#### Required task:
Omit all images, then return the remaining material exactly as it stands.

#### Recorded data:
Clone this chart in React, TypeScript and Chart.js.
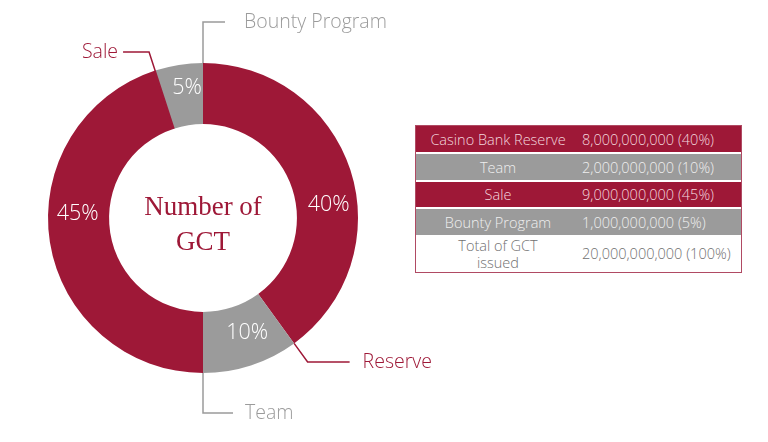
import React, { useEffect, useRef } from "react";
import { Chart, registerables } from "chart.js";

Chart.register(...registerables);

const categories = ["Reserve", "Team", "Sale", "Bounty Program"];
const shares = [40, 10, 45, 5];
const sliceColors = ["#9E1837", "#9B9B9B", "#9E1837", "#9B9B9B"];
const calloutColors = ["#9E1837", "#9B9B9B", "#9E1837", "#9B9B9B"];

const tableNames = ["Casino Bank Reserve", "Team", "Sale", "Bounty Program", "Total of GCT issued"];
const tableAmounts = ["8,000,000,000", "2,000,000,000", "9,000,000,000", "1,000,000,000", "20,000,000,000"];
const tablePercents = ["40%", "10%", "45%", "5%", "100%"];

const centerLines = ["Number of", "GCT"];

const RED = "#9E1837";
const GRAY = "#9B9B9B";
const SANS = '"Open Sans", Lato, "Liberation Sans", sans-serif';

// per-slice callout layout (leader from slice end boundary)
const callouts = [
  { from: "outer", elbowY: 362, horiz: 42, side: "right", gap: 13 },
  { from: "outer", elbowY: 413, horiz: 30, side: "right", gap: 12 },
  { from: "inner", elbowY: 52, horiz: 26, side: "left", gap: 5 },
  { from: "outer", elbowY: 22, horiz: 22, side: "right", gap: 19 },
];
const pctAngleOffsetDeg = [12, -3, 11, 2];
const pctRadiusShift = [2, -1, 1, 7];

const overlayPlugin = {
  id: "overlay",
  afterDatasetsDraw(chart: any) {
    const ctx = chart.ctx;
    const meta = chart.getDatasetMeta(0);
    ctx.save();
    meta.data.forEach((arc: any, i: number) => {
      const p = arc.getProps(["x", "y", "startAngle", "endAngle", "innerRadius", "outerRadius"], true);
      const cx = p.x, cy = p.y;
      const mid = (p.startAngle + p.endAngle) / 2 + (pctAngleOffsetDeg[i] * Math.PI) / 180;
      const r = (p.innerRadius + p.outerRadius) / 2 + pctRadiusShift[i];
      ctx.fillStyle = "#FFFFFF";
      ctx.font = `300 21.5px ${SANS}`;
      ctx.textAlign = "center";
      ctx.textBaseline = "middle";
      ctx.fillText(`${shares[i]}%`, cx + r * Math.cos(mid), cy + r * Math.sin(mid));

      const c = callouts[i];
      const a = p.endAngle;
      const r0 = c.from === "inner" ? p.innerRadius : p.outerRadius;
      const sx = cx + r0 * Math.cos(a);
      const sy = cy + r0 * Math.sin(a);
      const sin = Math.sin(a);
      const re = Math.abs(sin) > 1e-6 ? (c.elbowY - cy) / sin : r0;
      const ex = cx + re * Math.cos(a);
      const ey = c.elbowY;
      const dir = c.side === "right" ? 1 : -1;
      const hx = ex + dir * c.horiz;
      ctx.strokeStyle = calloutColors[i];
      ctx.lineWidth = 1.5;
      ctx.beginPath();
      ctx.moveTo(sx, sy);
      ctx.lineTo(ex, ey);
      ctx.lineTo(hx, ey);
      ctx.stroke();
      ctx.fillStyle = calloutColors[i];
      ctx.font = `300 19.5px ${SANS}`;
      ctx.textAlign = c.side === "right" ? "left" : "right";
      ctx.textBaseline = "middle";
      ctx.fillText(categories[i], hx + dir * c.gap, ey);
    });
    const first = meta.data[0];
    if (first) {
      const cx = first.x, cy = first.y;
      ctx.fillStyle = RED;
      ctx.font = '27px "Liberation Serif", "DejaVu Serif", serif';
      ctx.textAlign = "center";
      ctx.textBaseline = "alphabetic";
      ctx.fillText(centerLines[0], cx, cy - 3);
      ctx.fillText(centerLines[1], cx, cy + 32);
    }
    ctx.restore();
  },
};

export default function App() {
  const ref = useRef<HTMLCanvasElement | null>(null);
  useEffect(() => {
    document.body.style.margin = "0";
    if (!ref.current) return;
    const chart = new Chart(ref.current, {
      type: "doughnut",
      data: {
        labels: categories,
        datasets: [
          {
            data: shares,
            backgroundColor: sliceColors,
            borderWidth: 0,
            hoverOffset: 0,
          },
        ],
      },
      options: {
        animation: false,
        responsive: false,
        devicePixelRatio: 1,
        cutout: "60.6%",
        layout: { padding: { left: 48, top: 63, right: 410, bottom: 69 } },
        plugins: { legend: { display: false }, tooltip: { enabled: false } },
      },
      plugins: [overlayPlugin],
    });
    return () => chart.destroy();
  }, []);

  const rowFills = [RED, GRAY, RED, GRAY, "#FFFFFF"];
  const rowText = ["#F3D7DE", "#EFEFEF", "#F3D7DE", "#EFEFEF", "#707070"];
  const rowHeights = [26, 26, 25, 26, 37];

  return (
    <div style={{ position: "relative", width: 768, height: 442, background: "#FFFFFF", overflow: "hidden" }}>
      <canvas ref={ref} width={768} height={442} style={{ position: "absolute", left: 0, top: 0 }} />
      <div
        style={{
          position: "absolute",
          left: 415,
          top: 125,
          width: 327,
          height: 148,
          boxSizing: "border-box",
          border: "1px solid #B04A63",
          background: "#FFFFFF",
          fontFamily: SANS,
          fontWeight: 300,
          fontSize: 14.5,
        }}
      >
        {tableNames.map((name, i) => (
          <div
            key={name}
            style={{
              display: "flex",
              height: rowHeights[i],
              marginBottom: i < 3 ? 2 : 0,
              background: rowFills[i],
              color: rowText[i],
              alignItems: "center",
            }}
          >
            <div style={{ width: 164, textAlign: "center", lineHeight: "17px" }}>
              {i === 4 ? (
                <>
                  Total of GCT
                  <br />
                  issued
                </>
              ) : (
                name
              )}
            </div>
            <div style={{ paddingLeft: 2, whiteSpace: "nowrap" }}>
              {tableAmounts[i]} ({tablePercents[i]})
            </div>
          </div>
        ))}
      </div>
    </div>
  );
}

#### Response for this exercise:
Clone this chart in React, TypeScript and Chart.js.
import React, { useEffect, useRef } from "react";
import { Chart, registerables } from "chart.js";

Chart.register(...registerables);

const categories = ["Reserve", "Team", "Sale", "Bounty Program"];
const shares = [40, 10, 45, 5];
const sliceColors = ["#9E1837", "#9B9B9B", "#9E1837", "#9B9B9B"];
const calloutColors = ["#9E1837", "#9B9B9B", "#9E1837", "#9B9B9B"];

const tableNames = ["Casino Bank Reserve", "Team", "Sale", "Bounty Program", "Total of GCT issued"];
const tableAmounts = ["8,000,000,000", "2,000,000,000", "9,000,000,000", "1,000,000,000", "20,000,000,000"];
const tablePercents = ["40%", "10%", "45%", "5%", "100%"];

const centerLines = ["Number of", "GCT"];

const RED = "#9E1837";
const GRAY = "#9B9B9B";
const SANS = '"Open Sans", Lato, "Liberation Sans", sans-serif';

// per-slice callout layout (leader from slice end boundary)
const callouts = [
  { from: "outer", elbowY: 362, horiz: 42, side: "right", gap: 13 },
  { from: "outer", elbowY: 413, horiz: 30, side: "right", gap: 12 },
  { from: "inner", elbowY: 52, horiz: 26, side: "left", gap: 5 },
  { from: "outer", elbowY: 22, horiz: 22, side: "right", gap: 19 },
];
const pctAngleOffsetDeg = [12, -3, 11, 2];
const pctRadiusShift = [2, -1, 1, 7];

const overlayPlugin = {
  id: "overlay",
  afterDatasetsDraw(chart: any) {
    const ctx = chart.ctx;
    const meta = chart.getDatasetMeta(0);
    ctx.save();
    meta.data.forEach((arc: any, i: number) => {
      const p = arc.getProps(["x", "y", "startAngle", "endAngle", "innerRadius", "outerRadius"], true);
      const cx = p.x, cy = p.y;
      const mid = (p.startAngle + p.endAngle) / 2 + (pctAngleOffsetDeg[i] * Math.PI) / 180;
      const r = (p.innerRadius + p.outerRadius) / 2 + pctRadiusShift[i];
      ctx.fillStyle = "#FFFFFF";
      ctx.font = `300 21.5px ${SANS}`;
      ctx.textAlign = "center";
      ctx.textBaseline = "middle";
      ctx.fillText(`${shares[i]}%`, cx + r * Math.cos(mid), cy + r * Math.sin(mid));

      const c = callouts[i];
      const a = p.endAngle;
      const r0 = c.from === "inner" ? p.innerRadius : p.outerRadius;
      const sx = cx + r0 * Math.cos(a);
      const sy = cy + r0 * Math.sin(a);
      const sin = Math.sin(a);
      const re = Math.abs(sin) > 1e-6 ? (c.elbowY - cy) / sin : r0;
      const ex = cx + re * Math.cos(a);
      const ey = c.elbowY;
      const dir = c.side === "right" ? 1 : -1;
      const hx = ex + dir * c.horiz;
      ctx.strokeStyle = calloutColors[i];
      ctx.lineWidth = 1.5;
      ctx.beginPath();
      ctx.moveTo(sx, sy);
      ctx.lineTo(ex, ey);
      ctx.lineTo(hx, ey);
      ctx.stroke();
      ctx.fillStyle = calloutColors[i];
      ctx.font = `300 19.5px ${SANS}`;
      ctx.textAlign = c.side === "right" ? "left" : "right";
      ctx.textBaseline = "middle";
      ctx.fillText(categories[i], hx + dir * c.gap, ey);
    });
    const first = meta.data[0];
    if (first) {
      const cx = first.x, cy = first.y;
      ctx.fillStyle = RED;
      ctx.font = '27px "Liberation Serif", "DejaVu Serif", serif';
      ctx.textAlign = "center";
      ctx.textBaseline = "alphabetic";
      ctx.fillText(centerLines[0], cx, cy - 3);
      ctx.fillText(centerLines[1], cx, cy + 32);
    }
    ctx.restore();
  },
};

export default function App() {
  const ref = useRef<HTMLCanvasElement | null>(null);
  useEffect(() => {
    document.body.style.margin = "0";
    if (!ref.current) return;
    const chart = new Chart(ref.current, {
      type: "doughnut",
      data: {
        labels: categories,
        datasets: [
          {
            data: shares,
            backgroundColor: sliceColors,
            borderWidth: 0,
            hoverOffset: 0,
          },
        ],
      },
      options: {
        animation: false,
        responsive: false,
        devicePixelRatio: 1,
        cutout: "60.6%",
        layout: { padding: { left: 48, top: 63, right: 410, bottom: 69 } },
        plugins: { legend: { display: false }, tooltip: { enabled: false } },
      },
      plugins: [overlayPlugin],
    });
    return () => chart.destroy();
  }, []);

  const rowFills = [RED, GRAY, RED, GRAY, "#FFFFFF"];
  const rowText = ["#F3D7DE", "#EFEFEF", "#F3D7DE", "#EFEFEF", "#707070"];
  const rowHeights = [26, 26, 25, 26, 37];

  return (
    <div style={{ position: "relative", width: 768, height: 442, background: "#FFFFFF", overflow: "hidden" }}>
      <canvas ref={ref} width={768} height={442} style={{ position: "absolute", left: 0, top: 0 }} />
      <div
        style={{
          position: "absolute",
          left: 415,
          top: 125,
          width: 327,
          height: 148,
          boxSizing: "border-box",
          border: "1px solid #B04A63",
          background: "#FFFFFF",
          fontFamily: SANS,
          fontWeight: 300,
          fontSize: 14.5,
        }}
      >
        {tableNames.map((name, i) => (
          <div
            key={name}
            style={{
              display: "flex",
              height: rowHeights[i],
              marginBottom: i < 3 ? 2 : 0,
              background: rowFills[i],
              color: rowText[i],
              alignItems: "center",
            }}
          >
            <div style={{ width: 164, textAlign: "center", lineHeight: "17px" }}>
              {i === 4 ? (
                <>
                  Total of GCT
                  <br />
                  issued
                </>
              ) : (
                name
              )}
            </div>
            <div style={{ paddingLeft: 2, whiteSpace: "nowrap" }}>
              {tableAmounts[i]} ({tablePercents[i]})
            </div>
          </div>
        ))}
      </div>
    </div>
  );
}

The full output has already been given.